→ **Given task**:
Reproduce the listing exactly and skip over any pictures.

→ **Data excerpt**:

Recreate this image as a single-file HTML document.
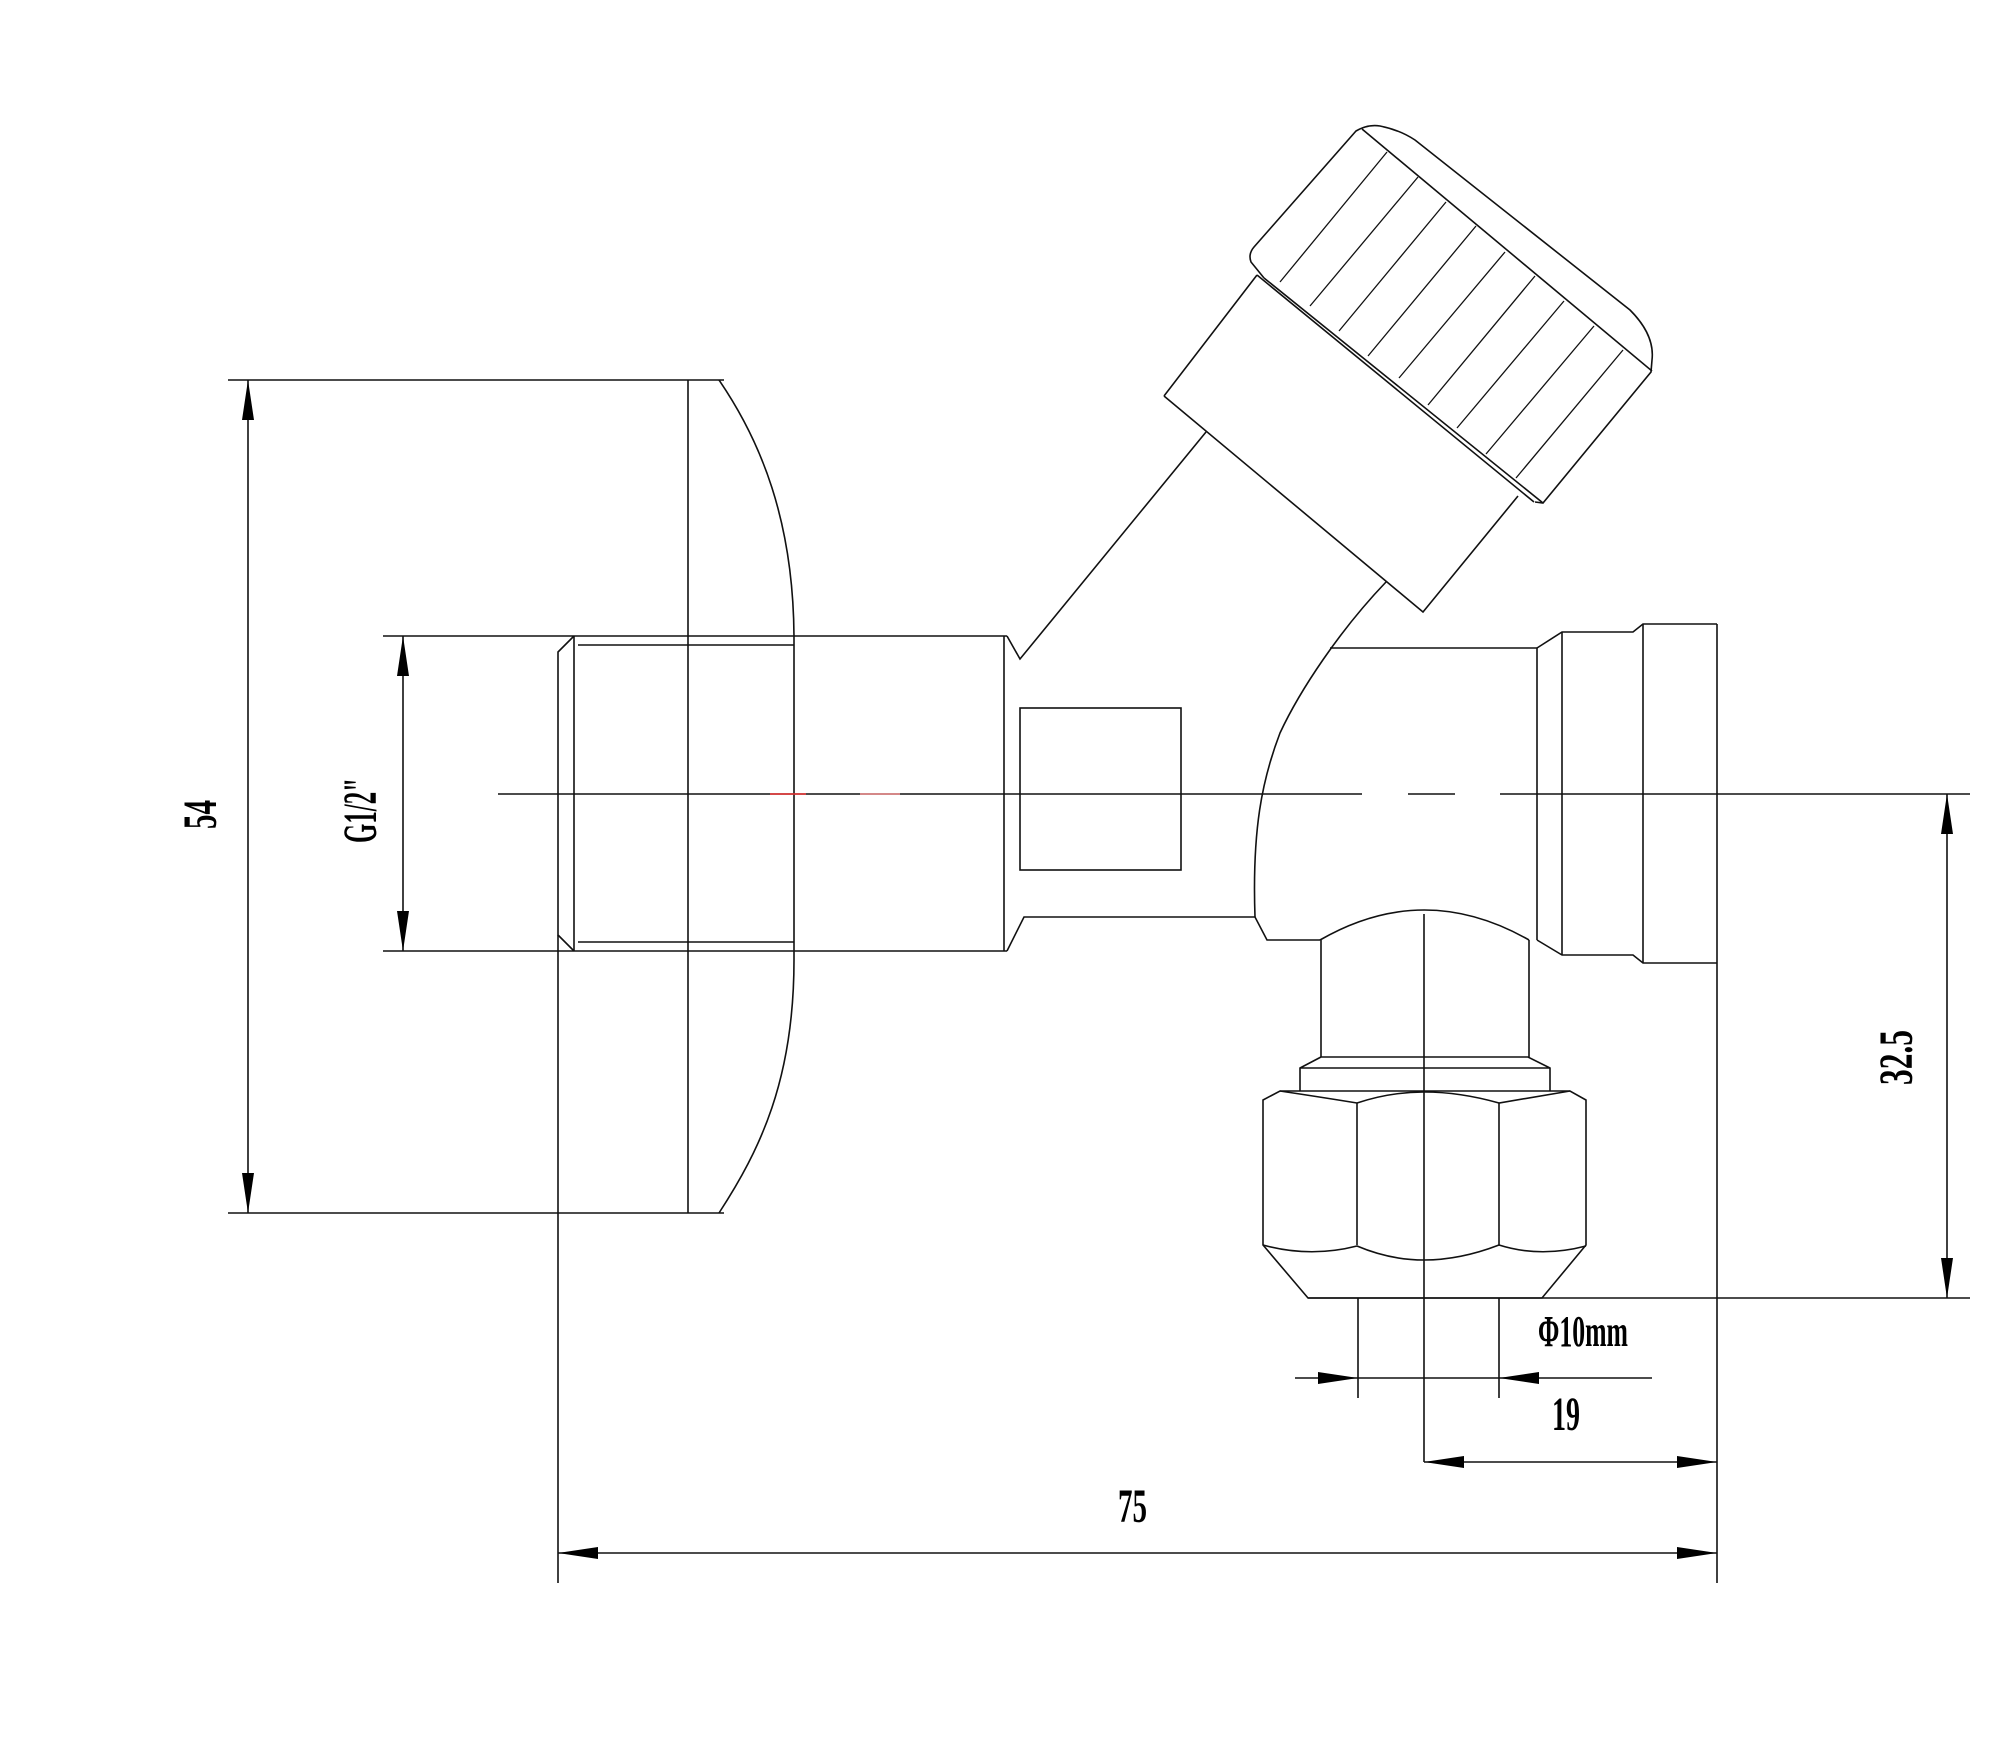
<!DOCTYPE html>
<html><head><meta charset="utf-8"><style>html,body{margin:0;padding:0;background:#fff}svg{display:block}</style></head>
<body>
<svg width="2000" height="1741" viewBox="0 0 2000 1741" xmlns="http://www.w3.org/2000/svg">
<g fill="none" stroke="#111" stroke-width="1.6">
<!-- 54 dimension -->
<line x1="228" y1="380" x2="724" y2="380"/>
<line x1="228" y1="1213" x2="724" y2="1213"/>
<line x1="248" y1="380" x2="248" y2="1213"/>
<!-- flange -->
<line x1="688" y1="380" x2="688" y2="1213"/>
<path d="M719,380 C760,440 794,520 794,640 L794,960 C794,1080 760,1150 719,1213"/>
<!-- G1/2 dimension ext -->
<line x1="383" y1="636" x2="1007" y2="636"/>
<line x1="383" y1="951" x2="1007" y2="951"/>
<line x1="403" y1="636" x2="403" y2="951"/>
<!-- thread -->
<path d="M574,636 L558,652 L558,935 L574,951"/>
<line x1="574" y1="636" x2="574" y2="951"/>
<line x1="578" y1="645" x2="794" y2="645"/>
<line x1="578" y1="942" x2="794" y2="942"/>
<line x1="558" y1="935" x2="558" y2="1583"/>
<!-- body left section -->
<line x1="1004" y1="636" x2="1004" y2="951"/>
<path d="M1007,636 L1020,659 L1206,432"/>
<path d="M1007,951 L1024,917 L1255,917 L1267,940 L1320,940"/>
<rect x="1020" y="708" width="161" height="162"/>
<!-- right curve -->
<path d="M1386,582 C1340,630 1300,690 1280,733 C1262,780 1252,830 1255,917"/>
<!-- right body -->
<path d="M1330,648 L1537,648 L1537,940"/>
<path d="M1537,648 L1562,632 L1633,632 L1643,624 L1717,624"/>
<line x1="1562" y1="632" x2="1562" y2="955"/>
<line x1="1643" y1="624" x2="1643" y2="963"/>
<path d="M1537,940 L1562,955 L1633,955 L1643,963 L1717,963"/>
<line x1="1717" y1="624" x2="1717" y2="1583"/>
<!-- outlet -->
<path d="M1320,940 Q1424,880 1529,940"/>
<line x1="1321" y1="940" x2="1321" y2="1057"/>
<line x1="1529" y1="940" x2="1529" y2="1057"/>
<path d="M1321,1057 L1528,1057 L1550,1068 L1550,1091 M1321,1057 L1300,1068 L1300,1091 M1300,1068 L1550,1068"/>
<!-- hex nut -->
<path d="M1280,1091 L1570,1091 L1586,1100 L1586,1245 L1542,1298 L1308,1298 L1263,1245 L1263,1100 Z"/>
<path d="M1280,1091 Q1320,1097 1357,1103 Q1390,1092 1424,1092 Q1460,1092 1499,1103 Q1535,1097 1570,1091"/>
<line x1="1357" y1="1103" x2="1357" y2="1245"/>
<line x1="1499" y1="1103" x2="1499" y2="1245"/>
<path d="M1263,1245 Q1310,1258 1357,1246 Q1390,1260 1424,1260 Q1460,1260 1499,1245 Q1540,1258 1586,1246"/>
<line x1="1308" y1="1298" x2="1970" y2="1298"/>
<!-- centerlines -->
<line x1="498" y1="794" x2="1362" y2="794"/>
<line x1="1408" y1="794" x2="1455" y2="794"/>
<line x1="1500" y1="794" x2="1970" y2="794"/>
<line x1="1424" y1="914" x2="1424" y2="1462"/>
<!-- knob stem cap -->
<path d="M1164,396 L1257,275 M1164,396 L1423,612 L1518,496"/>
<line x1="1257" y1="275" x2="1534" y2="502"/>
<line x1="1264" y1="278" x2="1543" y2="503"/>
<path d="M1264,278 L1251,262 Q1248,254 1254,247 L1356,131 Q1368,124 1380,126 Q1400,130 1415,140 L1630,310 Q1655,335 1652,360 L1651,372 L1543,503 L1535,502"/>
<line x1="1362" y1="129" x2="1652" y2="371"/>
<g stroke-width="1.3">
<line x1="1387" y1="152" x2="1280" y2="282"/>
<line x1="1418" y1="177" x2="1310" y2="306"/>
<line x1="1446" y1="202" x2="1339" y2="331"/>
<line x1="1476" y1="226" x2="1368" y2="356"/>
<line x1="1505" y1="252" x2="1399" y2="378"/>
<line x1="1535" y1="276" x2="1428" y2="405"/>
<line x1="1564" y1="301" x2="1457" y2="428"/>
<line x1="1594" y1="326" x2="1486" y2="454"/>
<line x1="1623" y1="350" x2="1516" y2="478"/>
</g>
<!-- phi dims -->
<line x1="1358" y1="1298" x2="1358" y2="1398"/>
<line x1="1499" y1="1298" x2="1499" y2="1398"/>
<line x1="1295" y1="1378" x2="1652" y2="1378"/>
<!-- 19 dim -->
<line x1="1424" y1="1462" x2="1717" y2="1462"/>
<!-- 75 dim -->
<line x1="558" y1="1553" x2="1717" y2="1553"/>
<!-- 32.5 dim -->
<line x1="1947" y1="794" x2="1947" y2="1298"/>
</g>
<line x1="770" y1="794" x2="806" y2="794" stroke="#e33" stroke-width="1.6"/>
<line x1="860" y1="794" x2="900" y2="794" stroke="#e88" stroke-width="1.4"/>
<g fill="#000">
<polygon points="248,380 242,420 254,420"/>
<polygon points="248,1213 242,1173 254,1173"/>
<polygon points="403,636 397,676 409,676"/>
<polygon points="403,951 397,911 409,911"/>
<polygon points="1947,794 1941,834 1953,834"/>
<polygon points="1947,1298 1941,1258 1953,1258"/>
<polygon points="1358,1378 1318,1372 1318,1384"/>
<polygon points="1499,1378 1539,1372 1539,1384"/>
<polygon points="1424,1462 1464,1456 1464,1468"/>
<polygon points="1717,1462 1677,1456 1677,1468"/>
<polygon points="558,1553 598,1547 598,1559"/>
<polygon points="1717,1553 1677,1547 1677,1559"/>
</g>
<g font-family="Liberation Serif, serif" fill="#000" font-size="48" font-weight="bold">
<text x="1118" y="1522" textLength="29" lengthAdjust="spacingAndGlyphs">75</text>
<text x="1552" y="1430" textLength="28" lengthAdjust="spacingAndGlyphs">19</text>
<text x="1538" y="1346" font-size="44" textLength="90" lengthAdjust="spacingAndGlyphs">Φ10mm</text>
<text transform="translate(216,829) rotate(-90)" textLength="29" lengthAdjust="spacingAndGlyphs">54</text>
<text transform="translate(376,843) rotate(-90)" textLength="65" lengthAdjust="spacingAndGlyphs">G1/2"</text>
<text transform="translate(1912,1085) rotate(-90)" textLength="55" lengthAdjust="spacingAndGlyphs">32.5</text>
</g>
</svg>
</body></html>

→ **Worked answer**:
Recreate this image as a single-file HTML document.
<!DOCTYPE html>
<html><head><meta charset="utf-8"><style>html,body{margin:0;padding:0;background:#fff}svg{display:block}</style></head>
<body>
<svg width="2000" height="1741" viewBox="0 0 2000 1741" xmlns="http://www.w3.org/2000/svg">
<g fill="none" stroke="#111" stroke-width="1.6">
<!-- 54 dimension -->
<line x1="228" y1="380" x2="724" y2="380"/>
<line x1="228" y1="1213" x2="724" y2="1213"/>
<line x1="248" y1="380" x2="248" y2="1213"/>
<!-- flange -->
<line x1="688" y1="380" x2="688" y2="1213"/>
<path d="M719,380 C760,440 794,520 794,640 L794,960 C794,1080 760,1150 719,1213"/>
<!-- G1/2 dimension ext -->
<line x1="383" y1="636" x2="1007" y2="636"/>
<line x1="383" y1="951" x2="1007" y2="951"/>
<line x1="403" y1="636" x2="403" y2="951"/>
<!-- thread -->
<path d="M574,636 L558,652 L558,935 L574,951"/>
<line x1="574" y1="636" x2="574" y2="951"/>
<line x1="578" y1="645" x2="794" y2="645"/>
<line x1="578" y1="942" x2="794" y2="942"/>
<line x1="558" y1="935" x2="558" y2="1583"/>
<!-- body left section -->
<line x1="1004" y1="636" x2="1004" y2="951"/>
<path d="M1007,636 L1020,659 L1206,432"/>
<path d="M1007,951 L1024,917 L1255,917 L1267,940 L1320,940"/>
<rect x="1020" y="708" width="161" height="162"/>
<!-- right curve -->
<path d="M1386,582 C1340,630 1300,690 1280,733 C1262,780 1252,830 1255,917"/>
<!-- right body -->
<path d="M1330,648 L1537,648 L1537,940"/>
<path d="M1537,648 L1562,632 L1633,632 L1643,624 L1717,624"/>
<line x1="1562" y1="632" x2="1562" y2="955"/>
<line x1="1643" y1="624" x2="1643" y2="963"/>
<path d="M1537,940 L1562,955 L1633,955 L1643,963 L1717,963"/>
<line x1="1717" y1="624" x2="1717" y2="1583"/>
<!-- outlet -->
<path d="M1320,940 Q1424,880 1529,940"/>
<line x1="1321" y1="940" x2="1321" y2="1057"/>
<line x1="1529" y1="940" x2="1529" y2="1057"/>
<path d="M1321,1057 L1528,1057 L1550,1068 L1550,1091 M1321,1057 L1300,1068 L1300,1091 M1300,1068 L1550,1068"/>
<!-- hex nut -->
<path d="M1280,1091 L1570,1091 L1586,1100 L1586,1245 L1542,1298 L1308,1298 L1263,1245 L1263,1100 Z"/>
<path d="M1280,1091 Q1320,1097 1357,1103 Q1390,1092 1424,1092 Q1460,1092 1499,1103 Q1535,1097 1570,1091"/>
<line x1="1357" y1="1103" x2="1357" y2="1245"/>
<line x1="1499" y1="1103" x2="1499" y2="1245"/>
<path d="M1263,1245 Q1310,1258 1357,1246 Q1390,1260 1424,1260 Q1460,1260 1499,1245 Q1540,1258 1586,1246"/>
<line x1="1308" y1="1298" x2="1970" y2="1298"/>
<!-- centerlines -->
<line x1="498" y1="794" x2="1362" y2="794"/>
<line x1="1408" y1="794" x2="1455" y2="794"/>
<line x1="1500" y1="794" x2="1970" y2="794"/>
<line x1="1424" y1="914" x2="1424" y2="1462"/>
<!-- knob stem cap -->
<path d="M1164,396 L1257,275 M1164,396 L1423,612 L1518,496"/>
<line x1="1257" y1="275" x2="1534" y2="502"/>
<line x1="1264" y1="278" x2="1543" y2="503"/>
<path d="M1264,278 L1251,262 Q1248,254 1254,247 L1356,131 Q1368,124 1380,126 Q1400,130 1415,140 L1630,310 Q1655,335 1652,360 L1651,372 L1543,503 L1535,502"/>
<line x1="1362" y1="129" x2="1652" y2="371"/>
<g stroke-width="1.3">
<line x1="1387" y1="152" x2="1280" y2="282"/>
<line x1="1418" y1="177" x2="1310" y2="306"/>
<line x1="1446" y1="202" x2="1339" y2="331"/>
<line x1="1476" y1="226" x2="1368" y2="356"/>
<line x1="1505" y1="252" x2="1399" y2="378"/>
<line x1="1535" y1="276" x2="1428" y2="405"/>
<line x1="1564" y1="301" x2="1457" y2="428"/>
<line x1="1594" y1="326" x2="1486" y2="454"/>
<line x1="1623" y1="350" x2="1516" y2="478"/>
</g>
<!-- phi dims -->
<line x1="1358" y1="1298" x2="1358" y2="1398"/>
<line x1="1499" y1="1298" x2="1499" y2="1398"/>
<line x1="1295" y1="1378" x2="1652" y2="1378"/>
<!-- 19 dim -->
<line x1="1424" y1="1462" x2="1717" y2="1462"/>
<!-- 75 dim -->
<line x1="558" y1="1553" x2="1717" y2="1553"/>
<!-- 32.5 dim -->
<line x1="1947" y1="794" x2="1947" y2="1298"/>
</g>
<line x1="770" y1="794" x2="806" y2="794" stroke="#e33" stroke-width="1.6"/>
<line x1="860" y1="794" x2="900" y2="794" stroke="#e88" stroke-width="1.4"/>
<g fill="#000">
<polygon points="248,380 242,420 254,420"/>
<polygon points="248,1213 242,1173 254,1173"/>
<polygon points="403,636 397,676 409,676"/>
<polygon points="403,951 397,911 409,911"/>
<polygon points="1947,794 1941,834 1953,834"/>
<polygon points="1947,1298 1941,1258 1953,1258"/>
<polygon points="1358,1378 1318,1372 1318,1384"/>
<polygon points="1499,1378 1539,1372 1539,1384"/>
<polygon points="1424,1462 1464,1456 1464,1468"/>
<polygon points="1717,1462 1677,1456 1677,1468"/>
<polygon points="558,1553 598,1547 598,1559"/>
<polygon points="1717,1553 1677,1547 1677,1559"/>
</g>
<g font-family="Liberation Serif, serif" fill="#000" font-size="48" font-weight="bold">
<text x="1118" y="1522" textLength="29" lengthAdjust="spacingAndGlyphs">75</text>
<text x="1552" y="1430" textLength="28" lengthAdjust="spacingAndGlyphs">19</text>
<text x="1538" y="1346" font-size="44" textLength="90" lengthAdjust="spacingAndGlyphs">Φ10mm</text>
<text transform="translate(216,829) rotate(-90)" textLength="29" lengthAdjust="spacingAndGlyphs">54</text>
<text transform="translate(376,843) rotate(-90)" textLength="65" lengthAdjust="spacingAndGlyphs">G1/2"</text>
<text transform="translate(1912,1085) rotate(-90)" textLength="55" lengthAdjust="spacingAndGlyphs">32.5</text>
</g>
</svg>
</body></html>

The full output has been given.